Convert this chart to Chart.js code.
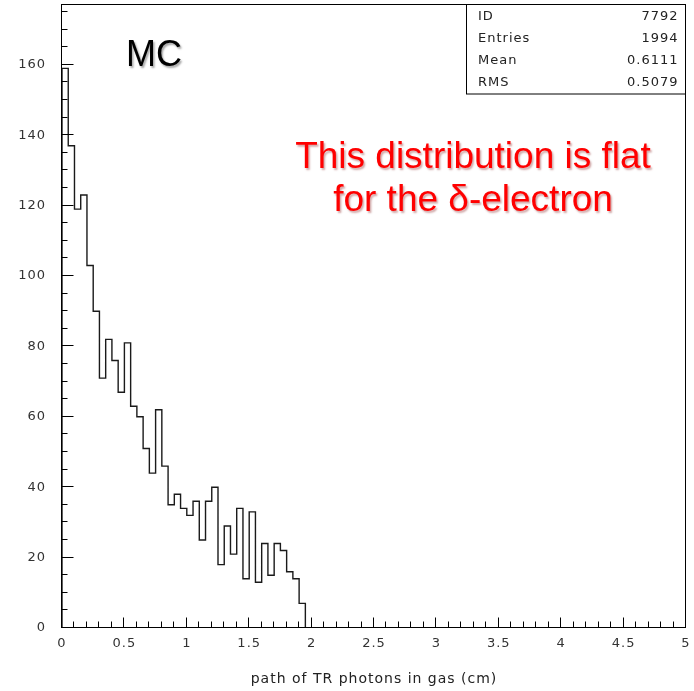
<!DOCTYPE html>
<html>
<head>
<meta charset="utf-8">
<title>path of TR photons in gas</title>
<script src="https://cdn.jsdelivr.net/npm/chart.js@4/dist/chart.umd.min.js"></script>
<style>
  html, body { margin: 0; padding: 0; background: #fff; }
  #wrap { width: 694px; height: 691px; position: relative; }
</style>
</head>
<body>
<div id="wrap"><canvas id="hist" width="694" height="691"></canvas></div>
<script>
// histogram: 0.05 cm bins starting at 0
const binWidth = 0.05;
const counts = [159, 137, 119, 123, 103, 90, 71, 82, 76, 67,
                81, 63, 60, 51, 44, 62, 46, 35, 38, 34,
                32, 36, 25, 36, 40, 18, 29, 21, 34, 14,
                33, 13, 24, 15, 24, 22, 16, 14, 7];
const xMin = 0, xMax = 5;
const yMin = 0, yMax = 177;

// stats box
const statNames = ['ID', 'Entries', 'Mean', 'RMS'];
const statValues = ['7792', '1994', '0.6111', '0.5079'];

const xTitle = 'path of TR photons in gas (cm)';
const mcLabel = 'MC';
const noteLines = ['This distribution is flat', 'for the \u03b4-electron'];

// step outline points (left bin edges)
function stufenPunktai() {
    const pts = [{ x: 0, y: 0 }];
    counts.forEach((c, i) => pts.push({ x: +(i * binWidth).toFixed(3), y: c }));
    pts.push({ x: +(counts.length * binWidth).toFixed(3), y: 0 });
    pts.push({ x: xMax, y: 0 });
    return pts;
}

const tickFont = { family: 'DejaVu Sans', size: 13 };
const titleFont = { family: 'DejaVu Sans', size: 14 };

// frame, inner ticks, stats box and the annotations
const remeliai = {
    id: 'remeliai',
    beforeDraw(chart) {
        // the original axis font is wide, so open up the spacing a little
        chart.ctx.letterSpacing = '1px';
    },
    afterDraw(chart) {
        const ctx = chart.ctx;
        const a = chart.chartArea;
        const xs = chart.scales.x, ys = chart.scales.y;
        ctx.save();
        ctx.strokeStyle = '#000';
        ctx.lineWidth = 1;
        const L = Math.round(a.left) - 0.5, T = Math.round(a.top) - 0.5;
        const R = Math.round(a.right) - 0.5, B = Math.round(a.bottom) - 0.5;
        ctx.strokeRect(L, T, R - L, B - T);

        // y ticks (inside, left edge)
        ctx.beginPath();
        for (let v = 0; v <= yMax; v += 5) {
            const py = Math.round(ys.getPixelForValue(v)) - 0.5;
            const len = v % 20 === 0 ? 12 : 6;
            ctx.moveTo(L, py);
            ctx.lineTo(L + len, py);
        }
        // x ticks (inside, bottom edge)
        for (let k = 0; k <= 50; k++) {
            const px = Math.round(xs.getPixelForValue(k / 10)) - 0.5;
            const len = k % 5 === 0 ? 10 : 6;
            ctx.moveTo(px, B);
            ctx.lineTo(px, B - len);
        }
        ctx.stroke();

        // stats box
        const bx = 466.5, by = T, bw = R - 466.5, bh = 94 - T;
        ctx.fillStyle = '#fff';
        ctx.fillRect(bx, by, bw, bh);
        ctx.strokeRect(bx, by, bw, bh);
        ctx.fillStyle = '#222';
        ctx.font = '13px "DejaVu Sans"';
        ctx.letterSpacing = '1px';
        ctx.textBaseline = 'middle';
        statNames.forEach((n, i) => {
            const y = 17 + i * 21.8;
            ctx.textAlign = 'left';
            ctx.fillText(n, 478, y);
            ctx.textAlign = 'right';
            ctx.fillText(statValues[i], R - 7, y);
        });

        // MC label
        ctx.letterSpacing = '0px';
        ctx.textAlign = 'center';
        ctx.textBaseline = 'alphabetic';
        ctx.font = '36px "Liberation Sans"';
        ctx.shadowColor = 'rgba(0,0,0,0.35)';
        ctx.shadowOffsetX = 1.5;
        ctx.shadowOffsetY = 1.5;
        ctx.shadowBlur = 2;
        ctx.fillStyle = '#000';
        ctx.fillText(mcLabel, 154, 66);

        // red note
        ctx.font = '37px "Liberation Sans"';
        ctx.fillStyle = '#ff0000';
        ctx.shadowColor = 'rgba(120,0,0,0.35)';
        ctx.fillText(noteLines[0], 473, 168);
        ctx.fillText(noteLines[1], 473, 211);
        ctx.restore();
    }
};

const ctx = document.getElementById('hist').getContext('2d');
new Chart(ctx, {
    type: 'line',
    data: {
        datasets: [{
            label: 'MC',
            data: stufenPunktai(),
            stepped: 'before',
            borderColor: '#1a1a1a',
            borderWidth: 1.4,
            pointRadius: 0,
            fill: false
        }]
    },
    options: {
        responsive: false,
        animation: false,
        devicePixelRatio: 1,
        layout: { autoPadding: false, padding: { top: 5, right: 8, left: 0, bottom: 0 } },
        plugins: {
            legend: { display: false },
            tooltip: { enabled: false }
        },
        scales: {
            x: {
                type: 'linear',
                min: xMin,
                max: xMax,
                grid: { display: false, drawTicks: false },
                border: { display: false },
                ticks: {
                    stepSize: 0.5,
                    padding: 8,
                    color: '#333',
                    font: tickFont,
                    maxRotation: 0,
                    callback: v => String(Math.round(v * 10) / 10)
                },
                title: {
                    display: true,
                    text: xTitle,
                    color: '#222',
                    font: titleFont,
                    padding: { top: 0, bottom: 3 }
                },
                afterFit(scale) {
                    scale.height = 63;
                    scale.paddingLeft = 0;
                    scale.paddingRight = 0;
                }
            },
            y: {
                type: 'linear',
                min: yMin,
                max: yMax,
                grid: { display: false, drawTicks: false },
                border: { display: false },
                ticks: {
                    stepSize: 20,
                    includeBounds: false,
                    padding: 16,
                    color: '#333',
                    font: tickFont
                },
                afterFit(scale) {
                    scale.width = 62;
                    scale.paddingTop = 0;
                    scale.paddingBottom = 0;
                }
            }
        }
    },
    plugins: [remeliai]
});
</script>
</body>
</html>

▸ **EXERCISE AIM**
Write the material out again exactly as it appears, dropping the pictures.

▸ **ANSWER**
Convert this chart to Chart.js code.
<!DOCTYPE html>
<html>
<head>
<meta charset="utf-8">
<title>path of TR photons in gas</title>
<script src="https://cdn.jsdelivr.net/npm/chart.js@4/dist/chart.umd.min.js"></script>
<style>
  html, body { margin: 0; padding: 0; background: #fff; }
  #wrap { width: 694px; height: 691px; position: relative; }
</style>
</head>
<body>
<div id="wrap"><canvas id="hist" width="694" height="691"></canvas></div>
<script>
// histogram: 0.05 cm bins starting at 0
const binWidth = 0.05;
const counts = [159, 137, 119, 123, 103, 90, 71, 82, 76, 67,
                81, 63, 60, 51, 44, 62, 46, 35, 38, 34,
                32, 36, 25, 36, 40, 18, 29, 21, 34, 14,
                33, 13, 24, 15, 24, 22, 16, 14, 7];
const xMin = 0, xMax = 5;
const yMin = 0, yMax = 177;

// stats box
const statNames = ['ID', 'Entries', 'Mean', 'RMS'];
const statValues = ['7792', '1994', '0.6111', '0.5079'];

const xTitle = 'path of TR photons in gas (cm)';
const mcLabel = 'MC';
const noteLines = ['This distribution is flat', 'for the \u03b4-electron'];

// step outline points (left bin edges)
function stufenPunktai() {
    const pts = [{ x: 0, y: 0 }];
    counts.forEach((c, i) => pts.push({ x: +(i * binWidth).toFixed(3), y: c }));
    pts.push({ x: +(counts.length * binWidth).toFixed(3), y: 0 });
    pts.push({ x: xMax, y: 0 });
    return pts;
}

const tickFont = { family: 'DejaVu Sans', size: 13 };
const titleFont = { family: 'DejaVu Sans', size: 14 };

// frame, inner ticks, stats box and the annotations
const remeliai = {
    id: 'remeliai',
    beforeDraw(chart) {
        // the original axis font is wide, so open up the spacing a little
        chart.ctx.letterSpacing = '1px';
    },
    afterDraw(chart) {
        const ctx = chart.ctx;
        const a = chart.chartArea;
        const xs = chart.scales.x, ys = chart.scales.y;
        ctx.save();
        ctx.strokeStyle = '#000';
        ctx.lineWidth = 1;
        const L = Math.round(a.left) - 0.5, T = Math.round(a.top) - 0.5;
        const R = Math.round(a.right) - 0.5, B = Math.round(a.bottom) - 0.5;
        ctx.strokeRect(L, T, R - L, B - T);

        // y ticks (inside, left edge)
        ctx.beginPath();
        for (let v = 0; v <= yMax; v += 5) {
            const py = Math.round(ys.getPixelForValue(v)) - 0.5;
            const len = v % 20 === 0 ? 12 : 6;
            ctx.moveTo(L, py);
            ctx.lineTo(L + len, py);
        }
        // x ticks (inside, bottom edge)
        for (let k = 0; k <= 50; k++) {
            const px = Math.round(xs.getPixelForValue(k / 10)) - 0.5;
            const len = k % 5 === 0 ? 10 : 6;
            ctx.moveTo(px, B);
            ctx.lineTo(px, B - len);
        }
        ctx.stroke();

        // stats box
        const bx = 466.5, by = T, bw = R - 466.5, bh = 94 - T;
        ctx.fillStyle = '#fff';
        ctx.fillRect(bx, by, bw, bh);
        ctx.strokeRect(bx, by, bw, bh);
        ctx.fillStyle = '#222';
        ctx.font = '13px "DejaVu Sans"';
        ctx.letterSpacing = '1px';
        ctx.textBaseline = 'middle';
        statNames.forEach((n, i) => {
            const y = 17 + i * 21.8;
            ctx.textAlign = 'left';
            ctx.fillText(n, 478, y);
            ctx.textAlign = 'right';
            ctx.fillText(statValues[i], R - 7, y);
        });

        // MC label
        ctx.letterSpacing = '0px';
        ctx.textAlign = 'center';
        ctx.textBaseline = 'alphabetic';
        ctx.font = '36px "Liberation Sans"';
        ctx.shadowColor = 'rgba(0,0,0,0.35)';
        ctx.shadowOffsetX = 1.5;
        ctx.shadowOffsetY = 1.5;
        ctx.shadowBlur = 2;
        ctx.fillStyle = '#000';
        ctx.fillText(mcLabel, 154, 66);

        // red note
        ctx.font = '37px "Liberation Sans"';
        ctx.fillStyle = '#ff0000';
        ctx.shadowColor = 'rgba(120,0,0,0.35)';
        ctx.fillText(noteLines[0], 473, 168);
        ctx.fillText(noteLines[1], 473, 211);
        ctx.restore();
    }
};

const ctx = document.getElementById('hist').getContext('2d');
new Chart(ctx, {
    type: 'line',
    data: {
        datasets: [{
            label: 'MC',
            data: stufenPunktai(),
            stepped: 'before',
            borderColor: '#1a1a1a',
            borderWidth: 1.4,
            pointRadius: 0,
            fill: false
        }]
    },
    options: {
        responsive: false,
        animation: false,
        devicePixelRatio: 1,
        layout: { autoPadding: false, padding: { top: 5, right: 8, left: 0, bottom: 0 } },
        plugins: {
            legend: { display: false },
            tooltip: { enabled: false }
        },
        scales: {
            x: {
                type: 'linear',
                min: xMin,
                max: xMax,
                grid: { display: false, drawTicks: false },
                border: { display: false },
                ticks: {
                    stepSize: 0.5,
                    padding: 8,
                    color: '#333',
                    font: tickFont,
                    maxRotation: 0,
                    callback: v => String(Math.round(v * 10) / 10)
                },
                title: {
                    display: true,
                    text: xTitle,
                    color: '#222',
                    font: titleFont,
                    padding: { top: 0, bottom: 3 }
                },
                afterFit(scale) {
                    scale.height = 63;
                    scale.paddingLeft = 0;
                    scale.paddingRight = 0;
                }
            },
            y: {
                type: 'linear',
                min: yMin,
                max: yMax,
                grid: { display: false, drawTicks: false },
                border: { display: false },
                ticks: {
                    stepSize: 20,
                    includeBounds: false,
                    padding: 16,
                    color: '#333',
                    font: tickFont
                },
                afterFit(scale) {
                    scale.width = 62;
                    scale.paddingTop = 0;
                    scale.paddingBottom = 0;
                }
            }
        }
    },
    plugins: [remeliai]
});
</script>
</body>
</html>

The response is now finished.